Chiefs of the Defence Staff
- In office 5 July 1983 – 10 December 1988
- Preceded by: General Cor de Jager
- Succeeded by: General Peter Graaff

Personal details
- Born: Govert Lambertus Johan Huijser February 6, 1931 Surabaya, Indonesia
- Died: January 5, 2014 (aged 82) Roosendaal, Netherlands

Military service
- Allegiance: Netherlands
- Branch/service: Royal Netherlands Army
- Years of service: 1952-1988
- Rank: General

= Govert Huijser =

Dutch military officer (1931–2014)

Govert Huijser (6 February 1931 – 5 January 2014) was a Dutch general and Chief of the Defence Staff between 1983 and 1988.

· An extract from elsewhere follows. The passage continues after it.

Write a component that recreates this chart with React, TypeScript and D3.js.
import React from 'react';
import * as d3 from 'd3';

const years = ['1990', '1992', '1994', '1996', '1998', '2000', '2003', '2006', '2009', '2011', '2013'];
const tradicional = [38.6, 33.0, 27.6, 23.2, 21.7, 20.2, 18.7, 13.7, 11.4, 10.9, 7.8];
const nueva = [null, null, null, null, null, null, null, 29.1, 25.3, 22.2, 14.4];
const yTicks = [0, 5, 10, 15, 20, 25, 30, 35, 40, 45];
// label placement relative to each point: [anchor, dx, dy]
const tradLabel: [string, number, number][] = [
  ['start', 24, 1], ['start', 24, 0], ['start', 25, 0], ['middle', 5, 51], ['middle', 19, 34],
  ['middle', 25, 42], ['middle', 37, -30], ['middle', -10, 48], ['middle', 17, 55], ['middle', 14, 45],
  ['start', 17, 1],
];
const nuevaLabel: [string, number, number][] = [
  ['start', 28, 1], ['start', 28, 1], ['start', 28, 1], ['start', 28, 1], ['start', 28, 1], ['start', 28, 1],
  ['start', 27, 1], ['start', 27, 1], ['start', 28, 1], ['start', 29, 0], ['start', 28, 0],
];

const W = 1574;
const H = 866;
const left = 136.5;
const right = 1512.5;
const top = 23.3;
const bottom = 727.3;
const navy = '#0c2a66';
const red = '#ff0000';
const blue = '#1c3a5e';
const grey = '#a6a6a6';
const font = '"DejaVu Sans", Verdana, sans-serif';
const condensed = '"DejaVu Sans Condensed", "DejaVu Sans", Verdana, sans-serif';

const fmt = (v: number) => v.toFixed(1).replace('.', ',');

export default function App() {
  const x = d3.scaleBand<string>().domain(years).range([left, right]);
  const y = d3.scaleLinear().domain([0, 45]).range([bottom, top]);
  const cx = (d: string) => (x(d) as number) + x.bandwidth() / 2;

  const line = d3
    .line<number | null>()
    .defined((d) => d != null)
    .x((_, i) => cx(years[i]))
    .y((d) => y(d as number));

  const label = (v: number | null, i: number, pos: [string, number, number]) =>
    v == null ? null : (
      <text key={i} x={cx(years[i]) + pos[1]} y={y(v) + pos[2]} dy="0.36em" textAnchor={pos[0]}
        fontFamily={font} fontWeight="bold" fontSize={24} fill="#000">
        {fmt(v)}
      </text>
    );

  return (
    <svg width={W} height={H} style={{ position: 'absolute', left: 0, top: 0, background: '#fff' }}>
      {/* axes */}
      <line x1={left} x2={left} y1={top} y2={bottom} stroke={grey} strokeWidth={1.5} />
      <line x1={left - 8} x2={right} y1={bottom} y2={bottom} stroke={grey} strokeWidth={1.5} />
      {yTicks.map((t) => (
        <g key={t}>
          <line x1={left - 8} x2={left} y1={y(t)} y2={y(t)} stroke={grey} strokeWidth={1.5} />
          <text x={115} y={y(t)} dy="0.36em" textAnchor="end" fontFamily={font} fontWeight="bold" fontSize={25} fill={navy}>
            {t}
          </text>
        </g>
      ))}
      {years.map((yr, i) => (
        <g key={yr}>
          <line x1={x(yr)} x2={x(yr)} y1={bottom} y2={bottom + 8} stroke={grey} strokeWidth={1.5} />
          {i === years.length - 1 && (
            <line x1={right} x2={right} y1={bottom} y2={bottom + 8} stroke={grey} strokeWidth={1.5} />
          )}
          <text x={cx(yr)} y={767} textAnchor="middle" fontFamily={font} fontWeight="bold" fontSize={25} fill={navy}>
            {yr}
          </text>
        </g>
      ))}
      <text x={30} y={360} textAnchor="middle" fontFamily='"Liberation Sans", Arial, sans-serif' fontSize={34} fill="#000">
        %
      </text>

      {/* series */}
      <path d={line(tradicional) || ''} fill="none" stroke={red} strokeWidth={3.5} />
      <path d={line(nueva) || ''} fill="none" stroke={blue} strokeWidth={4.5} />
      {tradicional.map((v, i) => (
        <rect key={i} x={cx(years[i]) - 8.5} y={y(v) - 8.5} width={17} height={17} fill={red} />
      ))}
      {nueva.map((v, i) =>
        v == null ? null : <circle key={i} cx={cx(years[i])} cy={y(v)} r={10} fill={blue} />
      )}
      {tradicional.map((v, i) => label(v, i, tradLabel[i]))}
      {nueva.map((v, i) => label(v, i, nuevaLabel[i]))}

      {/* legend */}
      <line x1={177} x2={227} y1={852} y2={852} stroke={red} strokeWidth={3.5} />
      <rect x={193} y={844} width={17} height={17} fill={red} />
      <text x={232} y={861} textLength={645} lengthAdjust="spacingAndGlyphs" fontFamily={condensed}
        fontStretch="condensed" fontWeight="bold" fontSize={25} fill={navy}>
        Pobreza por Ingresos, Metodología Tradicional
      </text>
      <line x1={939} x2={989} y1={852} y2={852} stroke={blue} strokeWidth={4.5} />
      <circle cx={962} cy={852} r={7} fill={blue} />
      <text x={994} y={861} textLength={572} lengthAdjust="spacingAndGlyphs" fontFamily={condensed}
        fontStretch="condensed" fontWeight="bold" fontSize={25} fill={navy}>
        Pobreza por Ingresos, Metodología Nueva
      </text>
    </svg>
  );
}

Huijser was born in Surabaya, in the then Dutch East Indies. During World War II he was imprisoned in a Japanese internment camp. In 1949 he enrolled in the Royal Military Academy of the Netherlands. He graduated as a second lieutenant.

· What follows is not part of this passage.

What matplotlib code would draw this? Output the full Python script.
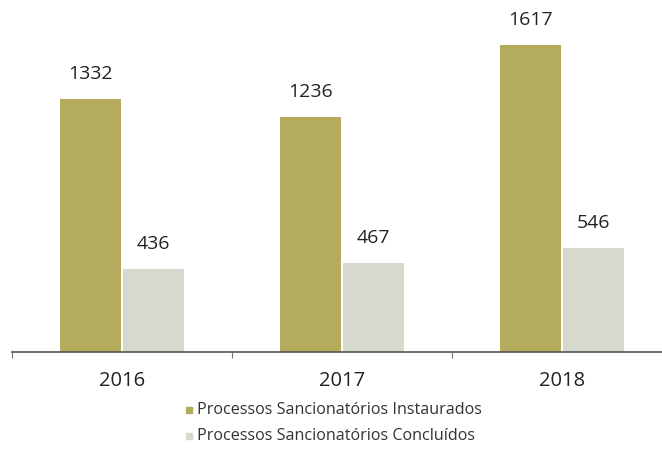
import matplotlib
matplotlib.use("Agg")
import matplotlib.pyplot as plt
import numpy as np

years = ["2016", "2017", "2018"]
instaurados = [1332, 1236, 1617]
concluidos = [436, 467, 546]
series_names = ["Processos Sancionatórios Instaurados",
                "Processos Sancionatórios Concluídos"]
colors = ["#b4ab5c", "#d6d9cc"]

plt.rcParams['font.family'] = ['Open Sans', 'DejaVu Sans']

W, H = 662, 461
fig = plt.figure(figsize=(W / 100, H / 100), dpi=100)
# axes: x from 12px to 672px (extends past the right edge), baseline at y=352px
ax = fig.add_axes([12 / W, (H - 352) / H, 660 / W, 352 / H])

x = np.arange(len(years))
bw = 0.277
off = 0.143
b1 = ax.bar(x - off, instaurados, bw, color=colors[0], label=series_names[0])
b2 = ax.bar(x + off, concluidos, bw, color=colors[1], label=series_names[1])

for bars, vals in ((b1, instaurados), (b2, concluidos)):
    for r, v in zip(bars, vals):
        ax.text(r.get_x() + r.get_width() / 2, v + 133, str(v),
                ha="center", va="center", fontsize=14, color="#222222")

ax.set_xlim(-0.5, 2.5)
ax.set_ylim(0, 1853)
for s in ("top", "right", "left"):
    ax.spines[s].set_visible(False)
ax.spines["bottom"].set_color("#555555")
ax.spines["bottom"].set_linewidth(1.2)
ax.set_yticks([])
ax.set_xticks([-0.5, 0.5, 1.5], minor=False)
ax.set_xticklabels([])
ax.tick_params(axis="x", length=4, color="#777777", width=0.8)

for xi, yr in zip(x, years):
    ax.text(xi, -155, yr, ha="center", va="center", fontsize=14.5,
            color="#222222")

# legend, drawn as small squares with text
legend_y = [410, 436]
for c, name, ly in zip(colors, series_names, legend_y):
    fig.patches.append(plt.Rectangle((186 / W, (H - ly - 3) / H), 6 / W, 6 / H,
                                     transform=fig.transFigure, color=c))
    fig.text(197 / W, (H - ly) / H, name, ha="left", va="center",
             fontsize=11.6, color="#333333")

fig.savefig("out.png", dpi=100, facecolor="white")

As major general he served as commanding officer of the First Division "7 December".

In 1983 he was promoted to Chief of the Defence Staff (Dutch:Chef Defensiestaf). During this time he was the only four-star general of the Netherlands. In 1986 he was made aide-de-camp to Queen Beatrix of the Netherlands. In 1988 he reached the mandatory age of retirement, he was succeeded as Chief of the Defence Staff by Peter Graaff.

He died on 5 January 2014 in Roosendaal.